In the four weeks ended March 5, funds sold about 191,000 corn futures and options contracts. By contrast, they had purchased about 246,000 in the four weeks ended March 6, 2018, which was the peak of the year-ago buying streak.
Investors also sold about 63,000 CBOT wheat futures and options contracts during the four-week period, the most for a four-week stretch since September 2017.
In the week ended March 5, money managers increased bearish wheat bets to 72,449 futures and options contracts from 58,567 a week prior.
This is still well off the record wheat short of 162,327 futures and options contracts set in April 2017, and it is important to remember that commodity funds have the tendency to stay on the short side of the wheat market for extended periods.
Money managers pushed to a new record short position in K.C. wheat futures and options in the week ended March 5 of 44,870 contracts from 41,557 a week earlier, and they raised short bets in Minneapolis wheat to 8,329 futures and options contracts from 8,198 in the prior week.
Speculators increased their net short in CBOT soybean futures and options in the week ended March 5 to 50,302 contracts from 35,982 in the previous week.
Money managers sold about 56,000 soybean futures and options contracts in the four weeks ended March 5, the most for such a period since early July.
In the week ended March 5, funds whittled bullish views in soybean oil to 21,038 futures and options contracts from 23,281 a week earlier, and they also decreased bearish views in soybean meal to 42,200 contracts from 48,616.
CBOT grain and oilseed futures have tumbled even further since March 5. On Friday, May corn and wheat hit new contract lows, while May soybeans sunk to their lowest levels since Nov. 27.
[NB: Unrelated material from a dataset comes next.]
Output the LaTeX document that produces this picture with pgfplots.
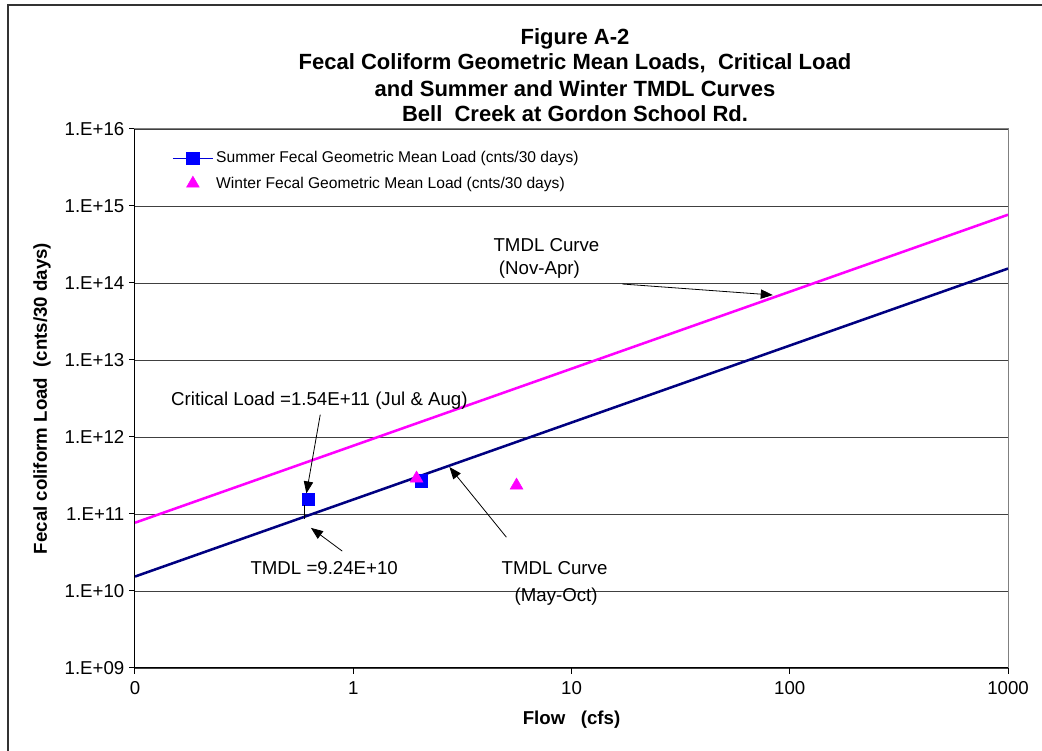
\documentclass[border=0pt]{standalone}
\usepackage{fontspec}
\setmainfont{Liberation Sans}
\usepackage{pgfplots}
\pgfplotsset{compat=1.18}
\usetikzlibrary{arrows.meta}
\definecolor{navyc}{RGB}{0,0,128}
\definecolor{magc}{RGB}{255,0,255}
\definecolor{bluec}{RGB}{0,0,255}
\begin{document}
\begin{tikzpicture}
\useasboundingbox (0,0) rectangle (781.5pt,562.5pt);
\draw[line width=1.6pt, black!80] (6pt,-10pt) -- (6pt,558.5pt) -- (800pt,558.5pt);
\begin{scope}[font=\bfseries\fontsize{16.5}{19}\selectfont]
\node at (431.25pt,533.5pt) {Figure A-2};
\node at (431.25pt,514.75pt) {Fecal Coliform Geometric Mean Loads,\ \ Critical Load};
\node at (431.25pt,496pt) {and Summer and Winter TMDL Curves};
\node at (431.25pt,477.25pt) {Bell\ \ Creek at Gordon School Rd.};
\end{scope}
\begin{axis}[
  at={(101.25pt,61.5pt)}, anchor=south west,
  scale only axis, width=654.75pt, height=404.25pt,
  xmode=log, ymode=log,
  xmin=0.1, xmax=1000, ymin=1e9, ymax=1e16,
  xtick={0.1,1,10,100,1000}, xticklabels={0,1,10,100,1000},
  ytick={1e9,1e10,1e11,1e12,1e13,1e14,1e15,1e16},
  yticklabels={1.E+09,1.E+10,1.E+11,1.E+12,1.E+13,1.E+14,1.E+15,1.E+16},
  xminorticks=false, yminorticks=false,
  tick align=outside, xtick pos=bottom, ytick pos=left,
  major tick length=4.5pt,
  ymajorgrids, grid style={black!75, line width=0.7pt},
  axis line style={gray, line width=0.75pt},
  tick style={black, line width=0.75pt},
  ticklabel style={font=\fontsize{14}{16}\selectfont},
  xticklabel style={yshift=-2pt},
  xlabel={Flow\ \ \ (cfs)}, ylabel={Fecal coliform Load\ \ (cnts/30 days)},
  label style={font=\bfseries\fontsize{14}{16}\selectfont},
  xlabel style={at={(axis description cs:0.5,-0.0965)}, anchor=center},
  ylabel style={at={(axis description cs:-0.1065,0.5)}, anchor=center},
  legend cell align=left,
  legend style={at={(axis description cs:0.0378,0.9685)}, anchor=north west,
    draw=none, fill=none, font=\fontsize{11.7}{14}\selectfont, row sep=5pt,
    nodes={inner sep=2pt}},
  legend image code/.code={\path[draw=none,fill=none] (0cm,0cm) -- (1.06cm,0cm);\draw[mark repeat=2,mark phase=2,#1] plot coordinates {(0cm,0cm) (0.53cm,0cm) (1.06cm,0cm)};},
  clip mode=individual,
]
\addlegendimage{bluec!70!navyc, line width=0.8pt, mark=square*, mark size=4.6pt, mark options={solid,fill=bluec,draw=bluec}}
\addlegendentry{Summer Fecal Geometric Mean Load (cnts/30 days)}
\addlegendimage{only marks, mark=triangle*, mark size=5.5pt, mark options={fill=magc,draw=magc}}
\addlegendentry{Winter Fecal Geometric Mean Load (cnts/30 days)}
% Winter TMDL curve
\addplot[magc, line width=1.9pt, forget plot] coordinates {
 (0.1,7.7e10) (0.2,1.54e11) (0.5,3.85e11) (1,7.7e11) (2,1.54e12) (5,3.85e12)
 (10,7.7e12) (20,1.54e13) (50,3.85e13) (100,7.7e13) (200,1.54e14) (500,3.85e14) (1000,7.7e14)};
% Summer TMDL curve
\addplot[navyc, line width=1.9pt, forget plot] coordinates {
 (0.1,1.54e10) (0.2,3.08e10) (0.5,7.7e10) (1,1.54e11) (2,3.08e11) (5,7.7e11)
 (10,1.54e12) (20,3.08e12) (50,7.7e12) (100,1.54e13) (200,3.08e13) (500,7.7e13) (1000,1.54e14)};
% Summer points
\addplot[only marks, mark=square*, mark size=4.6pt, mark options={fill=bluec,draw=bluec}, forget plot] coordinates {
 (0.62,1.54e11) (2.05,2.7e11)};
% Winter points
\addplot[only marks, mark=triangle*, mark size=5.5pt, mark options={fill=magc,draw=magc}, forget plot] coordinates {
 (1.95,2.9e11) (5.6,2.35e11)};
% axis left and bottom in black
\draw[black, line width=0.75pt] (axis description cs:0,1) -- (axis description cs:0,0) -- (axis description cs:1,0);
% annotations
\begin{scope}[font=\fontsize{14}{16}\selectfont]
\node at (axis cs:0.70,2.95e12) {Critical Load =1.54E+11 (Jul \& Aug)};
\draw[-{Triangle[length=9pt,width=7pt]}, line width=0.6pt] (axis cs:0.706,1.95e12) -- (axis cs:0.61,1.85e11);
\draw[line width=0.6pt] (axis cs:0.6,1.3e11) -- (axis cs:0.6,8.5e10);
\node at (axis cs:0.736,2.0e10) {TMDL =9.24E+10};
\draw[-{Triangle[length=9pt,width=7pt]}, line width=0.6pt] (axis cs:0.89,3.3e10) -- (axis cs:0.64,6.6e10);
\node at (axis cs:8.36,2.0e10) {TMDL Curve};
\node at (axis cs:8.5,8.36e9) {(May-Oct)};
\draw[-{Triangle[length=9pt,width=7pt]}, line width=0.6pt] (axis cs:5.03,5.0e10) -- (axis cs:2.76,4.07e11);
\node at (axis cs:7.68,3.1e14) {TMDL Curve};
\node at (axis cs:7.13,1.48e14) {(Nov-Apr)};
\draw[-{Triangle[length=9pt,width=7pt]}, line width=0.6pt] (axis cs:17.1,9.7e13) -- (axis cs:83.6,6.98e13);
\end{scope}
\end{axis}
\end{tikzpicture}
\end{document}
K.C. May wheat also touched new lows on Friday, as did the deferred Minneapolis contracts.
Monthly supply and demand estimates from the U.S. Department of Agriculture on Friday did not help the cause as cuts were made to U.S. corn and wheat exports. Although many market participants feared cuts were inevitable, it left a sour mood over the grain market, and some wonder if these numbers need to be pared even further.
The U.S.-China trade war also has many in the industry losing hope over a nearby resolution. The market had been expecting a meeting between Presidents Donald Trump and Xi Jinping at the end of the month, but it was reported Friday that no date has been set and Beijing officials would not commit to a summit until they are sure of a deal.
This was frustrating for market watchers as the can continues to be kicked down the road on the trade talks. The original deadline of March 1 for the two sides to make a deal passed with very little fanfare, leaving traders with few clues as to when a deal might be coming.
The lack of a trade agreement between the two largest economies is most impactful on U.S. soybeans as China has traditionally accounted for half or more of U.S. exports in the past.
But there has also been hope, albeit fading, in the grains as President Trump has suggested that an agreement might add China to the list of frequent buyers of U.S. corn and wheat. A new customer for U.S. wheat might be helpful in offsetting the stiff competition recently offered by top exporter Russia.
Meanwhile, U.S. farmers will begin planting for the 2019 harvest in about a month, probably without knowing whether China plans to purchase any of the output, and how much.
Trade estimates suggest that commodity funds were net sellers across the board in CBOT grains and oilseeds over the last three sessions. The figures peg funds’ corn short to have surpassed 200,000 contracts by the end of the day Friday, while the wheat and soybean shorts were likely closer to 80,000 contracts.
The opinions expressed here are those of the author, a market analyst for Reuters.